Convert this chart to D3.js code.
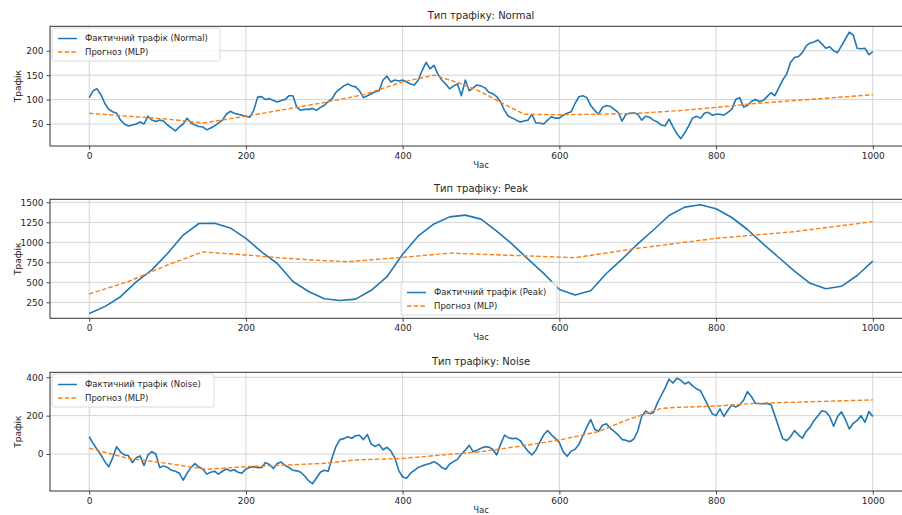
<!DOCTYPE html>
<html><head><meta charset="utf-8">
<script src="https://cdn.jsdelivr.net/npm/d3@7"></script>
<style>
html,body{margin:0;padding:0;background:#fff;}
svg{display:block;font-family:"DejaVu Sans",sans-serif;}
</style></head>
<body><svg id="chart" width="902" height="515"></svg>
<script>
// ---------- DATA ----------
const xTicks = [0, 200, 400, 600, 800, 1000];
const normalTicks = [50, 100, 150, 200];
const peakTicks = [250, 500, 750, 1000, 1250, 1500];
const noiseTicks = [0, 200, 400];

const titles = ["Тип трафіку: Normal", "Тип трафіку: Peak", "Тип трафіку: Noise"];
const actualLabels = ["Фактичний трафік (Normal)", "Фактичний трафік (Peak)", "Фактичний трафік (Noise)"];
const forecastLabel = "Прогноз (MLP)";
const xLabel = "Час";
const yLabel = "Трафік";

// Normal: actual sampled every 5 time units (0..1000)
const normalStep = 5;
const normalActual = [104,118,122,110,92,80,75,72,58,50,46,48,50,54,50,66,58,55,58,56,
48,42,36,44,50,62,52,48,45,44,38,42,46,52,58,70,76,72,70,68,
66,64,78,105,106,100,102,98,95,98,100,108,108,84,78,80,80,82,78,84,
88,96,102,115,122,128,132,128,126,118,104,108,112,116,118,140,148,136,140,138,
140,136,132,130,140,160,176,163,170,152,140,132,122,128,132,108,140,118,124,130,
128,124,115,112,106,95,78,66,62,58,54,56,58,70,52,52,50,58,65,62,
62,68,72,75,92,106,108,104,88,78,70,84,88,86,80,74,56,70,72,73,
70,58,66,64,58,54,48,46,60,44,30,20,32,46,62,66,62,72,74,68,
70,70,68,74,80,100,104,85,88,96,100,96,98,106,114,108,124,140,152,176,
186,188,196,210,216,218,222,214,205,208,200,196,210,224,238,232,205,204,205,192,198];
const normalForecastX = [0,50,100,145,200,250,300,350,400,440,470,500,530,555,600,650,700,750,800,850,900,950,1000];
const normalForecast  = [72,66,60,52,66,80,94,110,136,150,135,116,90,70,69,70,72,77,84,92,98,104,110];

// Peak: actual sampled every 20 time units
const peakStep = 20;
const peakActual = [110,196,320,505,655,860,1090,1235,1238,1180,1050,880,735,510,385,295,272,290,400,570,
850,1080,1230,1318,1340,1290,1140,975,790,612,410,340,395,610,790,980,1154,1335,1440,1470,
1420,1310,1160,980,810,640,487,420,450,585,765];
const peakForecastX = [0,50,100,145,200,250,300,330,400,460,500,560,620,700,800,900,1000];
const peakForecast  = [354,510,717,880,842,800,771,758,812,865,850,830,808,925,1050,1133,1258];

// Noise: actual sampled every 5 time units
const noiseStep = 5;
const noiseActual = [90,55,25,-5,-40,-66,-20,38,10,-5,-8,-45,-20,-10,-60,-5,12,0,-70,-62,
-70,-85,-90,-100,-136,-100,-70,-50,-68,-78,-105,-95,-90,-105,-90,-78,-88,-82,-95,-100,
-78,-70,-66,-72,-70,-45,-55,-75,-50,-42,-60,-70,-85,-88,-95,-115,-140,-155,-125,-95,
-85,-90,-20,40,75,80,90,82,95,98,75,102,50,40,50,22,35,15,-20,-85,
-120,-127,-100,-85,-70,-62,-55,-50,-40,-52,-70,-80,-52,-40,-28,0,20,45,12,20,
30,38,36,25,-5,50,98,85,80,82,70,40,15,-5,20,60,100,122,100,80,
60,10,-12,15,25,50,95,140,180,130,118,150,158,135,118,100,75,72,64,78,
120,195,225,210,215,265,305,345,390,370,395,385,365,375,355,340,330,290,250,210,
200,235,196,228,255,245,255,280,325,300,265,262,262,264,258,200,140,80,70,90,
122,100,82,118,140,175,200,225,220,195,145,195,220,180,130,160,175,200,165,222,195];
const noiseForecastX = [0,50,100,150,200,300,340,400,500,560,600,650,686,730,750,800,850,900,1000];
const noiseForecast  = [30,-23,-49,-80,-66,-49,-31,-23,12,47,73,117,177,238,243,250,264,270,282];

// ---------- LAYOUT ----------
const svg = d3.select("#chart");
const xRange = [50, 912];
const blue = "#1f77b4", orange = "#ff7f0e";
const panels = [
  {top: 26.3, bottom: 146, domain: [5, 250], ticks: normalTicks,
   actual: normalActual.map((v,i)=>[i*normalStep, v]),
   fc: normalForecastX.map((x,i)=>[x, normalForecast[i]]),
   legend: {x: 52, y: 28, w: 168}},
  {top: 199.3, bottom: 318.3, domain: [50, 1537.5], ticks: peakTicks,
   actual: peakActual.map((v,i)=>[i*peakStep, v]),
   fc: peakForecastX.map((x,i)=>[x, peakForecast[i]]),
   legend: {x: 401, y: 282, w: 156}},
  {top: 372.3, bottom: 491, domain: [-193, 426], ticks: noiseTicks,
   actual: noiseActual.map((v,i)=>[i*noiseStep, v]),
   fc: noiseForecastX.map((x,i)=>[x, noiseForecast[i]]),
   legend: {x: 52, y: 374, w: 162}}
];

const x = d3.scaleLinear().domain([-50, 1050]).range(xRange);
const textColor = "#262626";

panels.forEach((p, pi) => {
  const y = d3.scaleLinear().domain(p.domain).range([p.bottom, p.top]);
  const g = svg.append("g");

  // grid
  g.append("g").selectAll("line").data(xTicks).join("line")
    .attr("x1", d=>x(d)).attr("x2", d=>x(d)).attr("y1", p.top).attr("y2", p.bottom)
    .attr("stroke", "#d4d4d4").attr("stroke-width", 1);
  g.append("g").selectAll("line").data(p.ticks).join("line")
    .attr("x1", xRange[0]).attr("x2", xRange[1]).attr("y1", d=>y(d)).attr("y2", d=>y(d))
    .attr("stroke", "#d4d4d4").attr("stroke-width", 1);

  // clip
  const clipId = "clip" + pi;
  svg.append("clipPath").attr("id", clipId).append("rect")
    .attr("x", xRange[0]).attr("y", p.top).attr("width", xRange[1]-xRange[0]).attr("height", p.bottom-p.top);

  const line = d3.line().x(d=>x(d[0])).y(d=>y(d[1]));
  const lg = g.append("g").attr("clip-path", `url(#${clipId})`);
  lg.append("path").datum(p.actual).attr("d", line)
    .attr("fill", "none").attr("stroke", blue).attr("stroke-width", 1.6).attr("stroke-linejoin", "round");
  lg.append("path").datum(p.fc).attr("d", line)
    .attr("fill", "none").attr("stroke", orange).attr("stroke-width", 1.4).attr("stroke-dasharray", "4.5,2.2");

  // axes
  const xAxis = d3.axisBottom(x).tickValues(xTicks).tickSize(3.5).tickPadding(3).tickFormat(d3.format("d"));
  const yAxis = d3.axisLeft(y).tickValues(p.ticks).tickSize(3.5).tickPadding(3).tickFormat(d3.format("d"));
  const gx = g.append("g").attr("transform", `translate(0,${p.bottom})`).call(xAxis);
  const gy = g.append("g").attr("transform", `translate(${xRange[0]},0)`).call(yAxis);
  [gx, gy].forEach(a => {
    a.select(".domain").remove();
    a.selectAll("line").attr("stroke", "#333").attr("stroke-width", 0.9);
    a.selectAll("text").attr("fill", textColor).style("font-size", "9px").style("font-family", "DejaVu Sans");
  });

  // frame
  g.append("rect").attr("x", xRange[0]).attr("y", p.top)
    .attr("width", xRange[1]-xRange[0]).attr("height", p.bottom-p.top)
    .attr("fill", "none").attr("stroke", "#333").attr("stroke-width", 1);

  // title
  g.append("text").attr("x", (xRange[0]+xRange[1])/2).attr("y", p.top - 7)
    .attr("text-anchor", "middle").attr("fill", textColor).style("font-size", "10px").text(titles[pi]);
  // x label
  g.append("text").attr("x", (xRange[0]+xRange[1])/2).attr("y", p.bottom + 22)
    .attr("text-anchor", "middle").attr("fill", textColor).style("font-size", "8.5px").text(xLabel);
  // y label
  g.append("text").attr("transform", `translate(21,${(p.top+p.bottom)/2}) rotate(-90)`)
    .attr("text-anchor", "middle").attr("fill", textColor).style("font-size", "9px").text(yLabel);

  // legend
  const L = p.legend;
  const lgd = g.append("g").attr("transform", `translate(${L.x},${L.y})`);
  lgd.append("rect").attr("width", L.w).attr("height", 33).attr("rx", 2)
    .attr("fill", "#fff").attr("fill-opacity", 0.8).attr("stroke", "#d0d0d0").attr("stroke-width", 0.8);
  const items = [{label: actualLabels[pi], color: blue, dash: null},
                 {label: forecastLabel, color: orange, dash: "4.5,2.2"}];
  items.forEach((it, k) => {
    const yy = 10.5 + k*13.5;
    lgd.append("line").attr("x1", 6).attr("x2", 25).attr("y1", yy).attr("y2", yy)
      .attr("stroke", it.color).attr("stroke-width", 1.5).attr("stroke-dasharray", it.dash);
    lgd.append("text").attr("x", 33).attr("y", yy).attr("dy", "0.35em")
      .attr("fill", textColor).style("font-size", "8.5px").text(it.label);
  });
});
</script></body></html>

> _Set problem_: Pictures are excluded; extract exactly the lines from the start of the data through the line that holds "const noiseTicks = [0, 200, 400];", both ends included.

> _Finished answer_:
Convert this chart to D3.js code.
<!DOCTYPE html>
<html><head><meta charset="utf-8">
<script src="https://cdn.jsdelivr.net/npm/d3@7"></script>
<style>
html,body{margin:0;padding:0;background:#fff;}
svg{display:block;font-family:"DejaVu Sans",sans-serif;}
</style></head>
<body><svg id="chart" width="902" height="515"></svg>
<script>
// ---------- DATA ----------
const xTicks = [0, 200, 400, 600, 800, 1000];
const normalTicks = [50, 100, 150, 200];
const peakTicks = [250, 500, 750, 1000, 1250, 1500];
const noiseTicks = [0, 200, 400];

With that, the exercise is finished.